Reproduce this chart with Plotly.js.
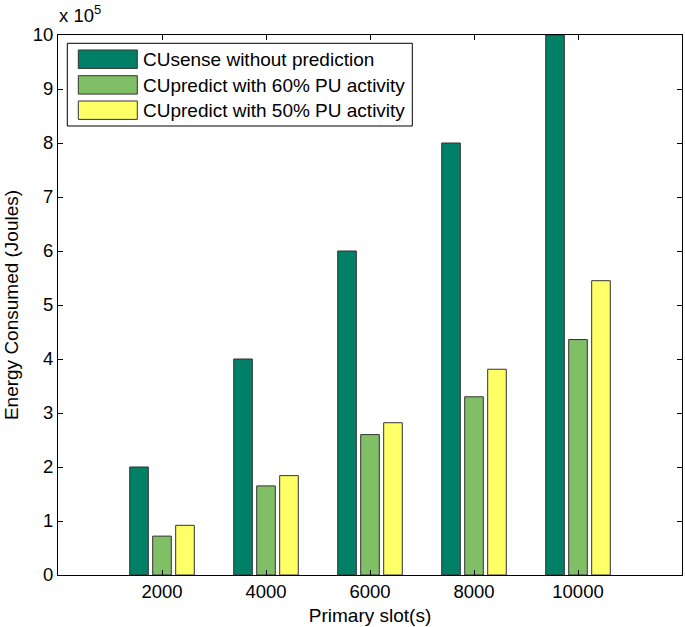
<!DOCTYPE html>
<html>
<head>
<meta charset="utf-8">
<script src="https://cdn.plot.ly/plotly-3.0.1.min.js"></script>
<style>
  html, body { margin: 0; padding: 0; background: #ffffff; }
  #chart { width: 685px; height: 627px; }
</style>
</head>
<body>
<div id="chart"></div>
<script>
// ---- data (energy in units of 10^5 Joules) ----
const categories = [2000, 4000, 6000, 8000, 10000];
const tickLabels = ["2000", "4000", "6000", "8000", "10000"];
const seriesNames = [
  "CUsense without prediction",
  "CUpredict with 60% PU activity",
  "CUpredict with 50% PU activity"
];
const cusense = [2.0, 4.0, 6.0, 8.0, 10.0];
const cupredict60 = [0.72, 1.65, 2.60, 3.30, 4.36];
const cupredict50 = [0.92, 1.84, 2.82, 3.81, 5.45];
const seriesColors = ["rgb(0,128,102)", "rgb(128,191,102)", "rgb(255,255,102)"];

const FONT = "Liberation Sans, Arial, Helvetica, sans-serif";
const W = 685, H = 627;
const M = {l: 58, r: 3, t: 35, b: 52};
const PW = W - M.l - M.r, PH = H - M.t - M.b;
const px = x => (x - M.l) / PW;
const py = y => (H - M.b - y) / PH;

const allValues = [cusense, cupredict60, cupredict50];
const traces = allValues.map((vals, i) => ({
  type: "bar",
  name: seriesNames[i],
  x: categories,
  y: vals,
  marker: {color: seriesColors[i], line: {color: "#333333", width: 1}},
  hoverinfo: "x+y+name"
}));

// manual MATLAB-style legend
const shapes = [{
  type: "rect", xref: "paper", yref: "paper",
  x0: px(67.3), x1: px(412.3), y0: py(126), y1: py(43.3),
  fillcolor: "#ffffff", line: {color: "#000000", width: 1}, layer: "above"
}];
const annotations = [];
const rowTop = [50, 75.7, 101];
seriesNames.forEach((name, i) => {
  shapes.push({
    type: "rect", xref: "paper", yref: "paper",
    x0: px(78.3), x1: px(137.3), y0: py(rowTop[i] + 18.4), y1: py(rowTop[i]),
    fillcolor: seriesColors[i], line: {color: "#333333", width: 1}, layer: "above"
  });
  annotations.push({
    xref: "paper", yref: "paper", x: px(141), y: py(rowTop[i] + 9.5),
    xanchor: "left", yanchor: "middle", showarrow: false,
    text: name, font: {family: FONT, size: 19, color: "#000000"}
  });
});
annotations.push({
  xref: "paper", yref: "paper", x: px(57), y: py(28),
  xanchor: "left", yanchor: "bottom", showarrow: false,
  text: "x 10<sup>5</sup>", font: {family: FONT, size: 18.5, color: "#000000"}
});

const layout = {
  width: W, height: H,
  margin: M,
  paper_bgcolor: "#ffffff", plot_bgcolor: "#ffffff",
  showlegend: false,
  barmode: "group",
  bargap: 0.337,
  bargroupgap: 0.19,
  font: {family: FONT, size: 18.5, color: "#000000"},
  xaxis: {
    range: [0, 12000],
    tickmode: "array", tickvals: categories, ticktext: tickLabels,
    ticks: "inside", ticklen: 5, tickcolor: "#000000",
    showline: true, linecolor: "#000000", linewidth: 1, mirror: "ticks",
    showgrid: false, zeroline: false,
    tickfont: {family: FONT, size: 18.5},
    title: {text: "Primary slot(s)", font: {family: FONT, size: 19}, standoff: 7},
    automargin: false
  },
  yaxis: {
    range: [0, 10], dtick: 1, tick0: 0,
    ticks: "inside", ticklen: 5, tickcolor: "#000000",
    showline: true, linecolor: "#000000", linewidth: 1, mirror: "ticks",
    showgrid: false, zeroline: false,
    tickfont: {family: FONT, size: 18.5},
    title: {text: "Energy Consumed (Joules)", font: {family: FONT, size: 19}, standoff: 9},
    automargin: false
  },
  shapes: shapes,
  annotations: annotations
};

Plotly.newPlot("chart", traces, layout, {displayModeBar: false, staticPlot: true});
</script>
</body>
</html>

* * *

**WHAT IS EXPECTED**
The listing above must be printed again exactly, minus its pictures.

**WRITTEN RESPONSE**
Reproduce this chart with Plotly.js.
<!DOCTYPE html>
<html>
<head>
<meta charset="utf-8">
<script src="https://cdn.plot.ly/plotly-3.0.1.min.js"></script>
<style>
  html, body { margin: 0; padding: 0; background: #ffffff; }
  #chart { width: 685px; height: 627px; }
</style>
</head>
<body>
<div id="chart"></div>
<script>
// ---- data (energy in units of 10^5 Joules) ----
const categories = [2000, 4000, 6000, 8000, 10000];
const tickLabels = ["2000", "4000", "6000", "8000", "10000"];
const seriesNames = [
  "CUsense without prediction",
  "CUpredict with 60% PU activity",
  "CUpredict with 50% PU activity"
];
const cusense = [2.0, 4.0, 6.0, 8.0, 10.0];
const cupredict60 = [0.72, 1.65, 2.60, 3.30, 4.36];
const cupredict50 = [0.92, 1.84, 2.82, 3.81, 5.45];
const seriesColors = ["rgb(0,128,102)", "rgb(128,191,102)", "rgb(255,255,102)"];

const FONT = "Liberation Sans, Arial, Helvetica, sans-serif";
const W = 685, H = 627;
const M = {l: 58, r: 3, t: 35, b: 52};
const PW = W - M.l - M.r, PH = H - M.t - M.b;
const px = x => (x - M.l) / PW;
const py = y => (H - M.b - y) / PH;

const allValues = [cusense, cupredict60, cupredict50];
const traces = allValues.map((vals, i) => ({
  type: "bar",
  name: seriesNames[i],
  x: categories,
  y: vals,
  marker: {color: seriesColors[i], line: {color: "#333333", width: 1}},
  hoverinfo: "x+y+name"
}));

// manual MATLAB-style legend
const shapes = [{
  type: "rect", xref: "paper", yref: "paper",
  x0: px(67.3), x1: px(412.3), y0: py(126), y1: py(43.3),
  fillcolor: "#ffffff", line: {color: "#000000", width: 1}, layer: "above"
}];
const annotations = [];
const rowTop = [50, 75.7, 101];
seriesNames.forEach((name, i) => {
  shapes.push({
    type: "rect", xref: "paper", yref: "paper",
    x0: px(78.3), x1: px(137.3), y0: py(rowTop[i] + 18.4), y1: py(rowTop[i]),
    fillcolor: seriesColors[i], line: {color: "#333333", width: 1}, layer: "above"
  });
  annotations.push({
    xref: "paper", yref: "paper", x: px(141), y: py(rowTop[i] + 9.5),
    xanchor: "left", yanchor: "middle", showarrow: false,
    text: name, font: {family: FONT, size: 19, color: "#000000"}
  });
});
annotations.push({
  xref: "paper", yref: "paper", x: px(57), y: py(28),
  xanchor: "left", yanchor: "bottom", showarrow: false,
  text: "x 10<sup>5</sup>", font: {family: FONT, size: 18.5, color: "#000000"}
});

const layout = {
  width: W, height: H,
  margin: M,
  paper_bgcolor: "#ffffff", plot_bgcolor: "#ffffff",
  showlegend: false,
  barmode: "group",
  bargap: 0.337,
  bargroupgap: 0.19,
  font: {family: FONT, size: 18.5, color: "#000000"},
  xaxis: {
    range: [0, 12000],
    tickmode: "array", tickvals: categories, ticktext: tickLabels,
    ticks: "inside", ticklen: 5, tickcolor: "#000000",
    showline: true, linecolor: "#000000", linewidth: 1, mirror: "ticks",
    showgrid: false, zeroline: false,
    tickfont: {family: FONT, size: 18.5},
    title: {text: "Primary slot(s)", font: {family: FONT, size: 19}, standoff: 7},
    automargin: false
  },
  yaxis: {
    range: [0, 10], dtick: 1, tick0: 0,
    ticks: "inside", ticklen: 5, tickcolor: "#000000",
    showline: true, linecolor: "#000000", linewidth: 1, mirror: "ticks",
    showgrid: false, zeroline: false,
    tickfont: {family: FONT, size: 18.5},
    title: {text: "Energy Consumed (Joules)", font: {family: FONT, size: 19}, standoff: 9},
    automargin: false
  },
  shapes: shapes,
  annotations: annotations
};

Plotly.newPlot("chart", traces, layout, {displayModeBar: false, staticPlot: true});
</script>
</body>
</html>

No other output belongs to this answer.